Given instruction:
Copy nothing but the text: reproduce each line of the listing exactly and leave the pictures out.

-- START Dataset records --

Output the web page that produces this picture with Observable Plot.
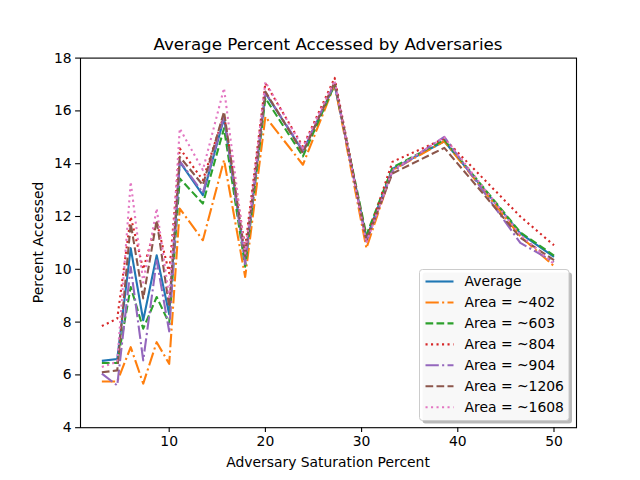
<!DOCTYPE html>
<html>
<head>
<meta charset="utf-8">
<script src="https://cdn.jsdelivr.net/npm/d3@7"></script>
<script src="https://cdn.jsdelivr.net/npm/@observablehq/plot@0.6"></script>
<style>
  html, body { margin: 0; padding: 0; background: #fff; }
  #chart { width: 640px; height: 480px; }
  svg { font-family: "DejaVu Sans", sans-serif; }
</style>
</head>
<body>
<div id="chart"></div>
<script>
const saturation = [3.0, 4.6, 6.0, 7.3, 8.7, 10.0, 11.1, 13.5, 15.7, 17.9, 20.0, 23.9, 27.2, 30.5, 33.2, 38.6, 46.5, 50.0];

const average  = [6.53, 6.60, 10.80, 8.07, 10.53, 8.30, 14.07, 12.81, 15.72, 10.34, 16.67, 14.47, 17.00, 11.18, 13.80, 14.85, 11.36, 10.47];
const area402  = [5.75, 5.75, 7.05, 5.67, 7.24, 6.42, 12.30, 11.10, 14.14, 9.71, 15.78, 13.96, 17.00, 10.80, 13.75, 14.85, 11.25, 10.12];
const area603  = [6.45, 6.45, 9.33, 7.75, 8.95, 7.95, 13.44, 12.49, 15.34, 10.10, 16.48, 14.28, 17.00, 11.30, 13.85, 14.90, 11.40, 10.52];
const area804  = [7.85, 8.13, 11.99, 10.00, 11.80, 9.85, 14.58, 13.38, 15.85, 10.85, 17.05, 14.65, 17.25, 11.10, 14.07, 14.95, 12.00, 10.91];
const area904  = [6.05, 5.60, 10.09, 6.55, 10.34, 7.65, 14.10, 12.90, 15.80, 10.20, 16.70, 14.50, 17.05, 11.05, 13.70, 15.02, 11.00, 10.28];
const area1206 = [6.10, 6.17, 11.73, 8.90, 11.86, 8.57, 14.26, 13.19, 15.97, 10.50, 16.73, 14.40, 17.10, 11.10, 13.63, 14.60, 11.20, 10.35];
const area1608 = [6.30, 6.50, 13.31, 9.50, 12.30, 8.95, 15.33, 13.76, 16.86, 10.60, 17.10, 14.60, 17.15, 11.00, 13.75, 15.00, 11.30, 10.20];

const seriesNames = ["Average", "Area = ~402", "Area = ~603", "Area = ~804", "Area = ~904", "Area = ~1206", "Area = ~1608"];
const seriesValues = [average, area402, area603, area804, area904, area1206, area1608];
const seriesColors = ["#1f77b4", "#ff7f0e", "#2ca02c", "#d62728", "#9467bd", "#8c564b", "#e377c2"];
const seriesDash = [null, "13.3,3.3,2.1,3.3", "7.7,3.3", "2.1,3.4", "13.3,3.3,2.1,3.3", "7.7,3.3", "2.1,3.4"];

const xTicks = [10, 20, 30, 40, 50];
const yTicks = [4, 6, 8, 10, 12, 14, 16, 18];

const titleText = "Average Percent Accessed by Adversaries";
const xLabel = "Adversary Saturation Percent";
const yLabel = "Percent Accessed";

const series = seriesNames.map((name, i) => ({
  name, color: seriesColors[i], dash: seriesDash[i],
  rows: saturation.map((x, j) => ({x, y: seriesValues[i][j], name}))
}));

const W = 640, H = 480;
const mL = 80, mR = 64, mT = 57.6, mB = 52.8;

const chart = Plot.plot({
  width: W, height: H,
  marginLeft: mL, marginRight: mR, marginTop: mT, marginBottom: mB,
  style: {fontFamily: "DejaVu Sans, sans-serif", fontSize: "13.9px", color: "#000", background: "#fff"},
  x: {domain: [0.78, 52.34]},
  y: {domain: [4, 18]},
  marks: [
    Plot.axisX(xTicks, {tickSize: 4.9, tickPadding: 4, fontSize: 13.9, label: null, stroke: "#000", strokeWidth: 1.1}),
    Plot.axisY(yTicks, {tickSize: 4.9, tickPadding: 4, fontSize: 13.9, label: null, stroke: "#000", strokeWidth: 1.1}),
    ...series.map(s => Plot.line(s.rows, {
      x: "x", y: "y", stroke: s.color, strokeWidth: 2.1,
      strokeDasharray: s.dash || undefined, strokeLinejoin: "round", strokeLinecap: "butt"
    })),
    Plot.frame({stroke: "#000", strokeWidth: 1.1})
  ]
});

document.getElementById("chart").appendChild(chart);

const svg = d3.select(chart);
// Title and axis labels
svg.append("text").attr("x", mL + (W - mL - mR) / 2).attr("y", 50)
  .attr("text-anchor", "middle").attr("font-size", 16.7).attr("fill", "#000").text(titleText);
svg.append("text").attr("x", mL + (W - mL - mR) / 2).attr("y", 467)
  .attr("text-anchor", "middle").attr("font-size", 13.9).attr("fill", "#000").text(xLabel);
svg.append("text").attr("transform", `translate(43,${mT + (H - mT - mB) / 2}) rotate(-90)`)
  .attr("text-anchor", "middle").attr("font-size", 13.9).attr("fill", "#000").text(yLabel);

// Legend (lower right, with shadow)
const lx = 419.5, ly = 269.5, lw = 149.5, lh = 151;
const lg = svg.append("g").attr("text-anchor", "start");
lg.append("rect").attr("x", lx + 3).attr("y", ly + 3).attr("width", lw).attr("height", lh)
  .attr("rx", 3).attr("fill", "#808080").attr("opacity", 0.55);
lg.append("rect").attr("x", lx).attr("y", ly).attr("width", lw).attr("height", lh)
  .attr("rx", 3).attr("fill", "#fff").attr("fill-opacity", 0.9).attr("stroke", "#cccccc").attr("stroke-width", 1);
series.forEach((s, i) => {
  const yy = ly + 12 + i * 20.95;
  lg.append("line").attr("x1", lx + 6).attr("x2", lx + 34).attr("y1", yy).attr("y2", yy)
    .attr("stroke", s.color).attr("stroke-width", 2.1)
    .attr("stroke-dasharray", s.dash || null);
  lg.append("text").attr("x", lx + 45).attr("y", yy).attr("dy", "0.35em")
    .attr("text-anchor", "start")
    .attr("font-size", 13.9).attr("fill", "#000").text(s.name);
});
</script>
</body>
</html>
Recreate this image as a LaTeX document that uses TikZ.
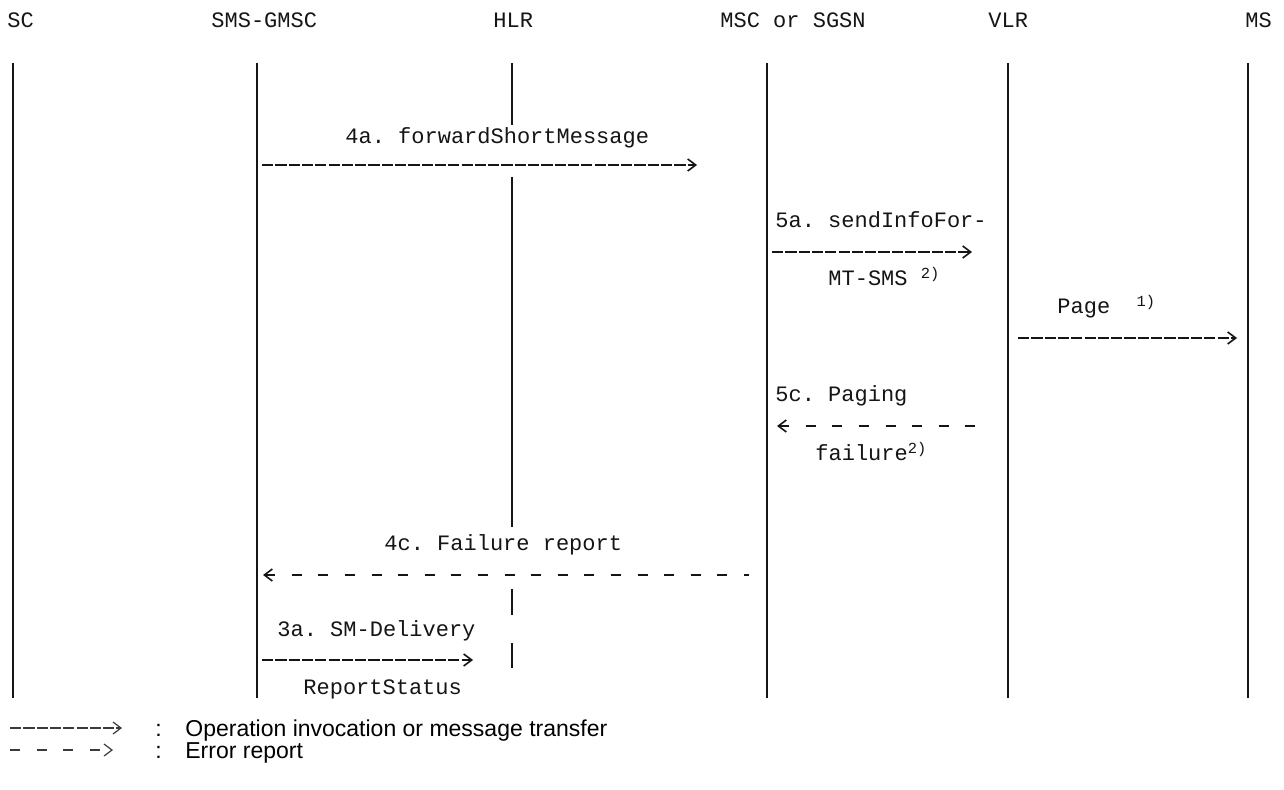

-- END Dataset records --

Complete answer:
Output the web page that produces this picture with Observable Plot.
<!DOCTYPE html>
<html>
<head>
<meta charset="utf-8">
<script src="https://cdn.jsdelivr.net/npm/d3@7"></script>
<script src="https://cdn.jsdelivr.net/npm/@observablehq/plot@0.6"></script>
<style>
  html, body { margin: 0; padding: 0; background: #fff; }
  #chart { width: 640px; height: 480px; }
  svg { font-family: "DejaVu Sans", sans-serif; }
</style>
</head>
<body>
<div id="chart"></div>
<script>
const saturation = [3.0, 4.6, 6.0, 7.3, 8.7, 10.0, 11.1, 13.5, 15.7, 17.9, 20.0, 23.9, 27.2, 30.5, 33.2, 38.6, 46.5, 50.0];

const average  = [6.53, 6.60, 10.80, 8.07, 10.53, 8.30, 14.07, 12.81, 15.72, 10.34, 16.67, 14.47, 17.00, 11.18, 13.80, 14.85, 11.36, 10.47];
const area402  = [5.75, 5.75, 7.05, 5.67, 7.24, 6.42, 12.30, 11.10, 14.14, 9.71, 15.78, 13.96, 17.00, 10.80, 13.75, 14.85, 11.25, 10.12];
const area603  = [6.45, 6.45, 9.33, 7.75, 8.95, 7.95, 13.44, 12.49, 15.34, 10.10, 16.48, 14.28, 17.00, 11.30, 13.85, 14.90, 11.40, 10.52];
const area804  = [7.85, 8.13, 11.99, 10.00, 11.80, 9.85, 14.58, 13.38, 15.85, 10.85, 17.05, 14.65, 17.25, 11.10, 14.07, 14.95, 12.00, 10.91];
const area904  = [6.05, 5.60, 10.09, 6.55, 10.34, 7.65, 14.10, 12.90, 15.80, 10.20, 16.70, 14.50, 17.05, 11.05, 13.70, 15.02, 11.00, 10.28];
const area1206 = [6.10, 6.17, 11.73, 8.90, 11.86, 8.57, 14.26, 13.19, 15.97, 10.50, 16.73, 14.40, 17.10, 11.10, 13.63, 14.60, 11.20, 10.35];
const area1608 = [6.30, 6.50, 13.31, 9.50, 12.30, 8.95, 15.33, 13.76, 16.86, 10.60, 17.10, 14.60, 17.15, 11.00, 13.75, 15.00, 11.30, 10.20];

const seriesNames = ["Average", "Area = ~402", "Area = ~603", "Area = ~804", "Area = ~904", "Area = ~1206", "Area = ~1608"];
const seriesValues = [average, area402, area603, area804, area904, area1206, area1608];
const seriesColors = ["#1f77b4", "#ff7f0e", "#2ca02c", "#d62728", "#9467bd", "#8c564b", "#e377c2"];
const seriesDash = [null, "13.3,3.3,2.1,3.3", "7.7,3.3", "2.1,3.4", "13.3,3.3,2.1,3.3", "7.7,3.3", "2.1,3.4"];

const xTicks = [10, 20, 30, 40, 50];
const yTicks = [4, 6, 8, 10, 12, 14, 16, 18];

const titleText = "Average Percent Accessed by Adversaries";
const xLabel = "Adversary Saturation Percent";
const yLabel = "Percent Accessed";

const series = seriesNames.map((name, i) => ({
  name, color: seriesColors[i], dash: seriesDash[i],
  rows: saturation.map((x, j) => ({x, y: seriesValues[i][j], name}))
}));

const W = 640, H = 480;
const mL = 80, mR = 64, mT = 57.6, mB = 52.8;

const chart = Plot.plot({
  width: W, height: H,
  marginLeft: mL, marginRight: mR, marginTop: mT, marginBottom: mB,
  style: {fontFamily: "DejaVu Sans, sans-serif", fontSize: "13.9px", color: "#000", background: "#fff"},
  x: {domain: [0.78, 52.34]},
  y: {domain: [4, 18]},
  marks: [
    Plot.axisX(xTicks, {tickSize: 4.9, tickPadding: 4, fontSize: 13.9, label: null, stroke: "#000", strokeWidth: 1.1}),
    Plot.axisY(yTicks, {tickSize: 4.9, tickPadding: 4, fontSize: 13.9, label: null, stroke: "#000", strokeWidth: 1.1}),
    ...series.map(s => Plot.line(s.rows, {
      x: "x", y: "y", stroke: s.color, strokeWidth: 2.1,
      strokeDasharray: s.dash || undefined, strokeLinejoin: "round", strokeLinecap: "butt"
    })),
    Plot.frame({stroke: "#000", strokeWidth: 1.1})
  ]
});

document.getElementById("chart").appendChild(chart);

const svg = d3.select(chart);
// Title and axis labels
svg.append("text").attr("x", mL + (W - mL - mR) / 2).attr("y", 50)
  .attr("text-anchor", "middle").attr("font-size", 16.7).attr("fill", "#000").text(titleText);
svg.append("text").attr("x", mL + (W - mL - mR) / 2).attr("y", 467)
  .attr("text-anchor", "middle").attr("font-size", 13.9).attr("fill", "#000").text(xLabel);
svg.append("text").attr("transform", `translate(43,${mT + (H - mT - mB) / 2}) rotate(-90)`)
  .attr("text-anchor", "middle").attr("font-size", 13.9).attr("fill", "#000").text(yLabel);

// Legend (lower right, with shadow)
const lx = 419.5, ly = 269.5, lw = 149.5, lh = 151;
const lg = svg.append("g").attr("text-anchor", "start");
lg.append("rect").attr("x", lx + 3).attr("y", ly + 3).attr("width", lw).attr("height", lh)
  .attr("rx", 3).attr("fill", "#808080").attr("opacity", 0.55);
lg.append("rect").attr("x", lx).attr("y", ly).attr("width", lw).attr("height", lh)
  .attr("rx", 3).attr("fill", "#fff").attr("fill-opacity", 0.9).attr("stroke", "#cccccc").attr("stroke-width", 1);
series.forEach((s, i) => {
  const yy = ly + 12 + i * 20.95;
  lg.append("line").attr("x1", lx + 6).attr("x2", lx + 34).attr("y1", yy).attr("y2", yy)
    .attr("stroke", s.color).attr("stroke-width", 2.1)
    .attr("stroke-dasharray", s.dash || null);
  lg.append("text").attr("x", lx + 45).attr("y", yy).attr("dy", "0.35em")
    .attr("text-anchor", "start")
    .attr("font-size", 13.9).attr("fill", "#000").text(s.name);
});
</script>
</body>
</html>
Recreate this image as a LaTeX document that uses TikZ.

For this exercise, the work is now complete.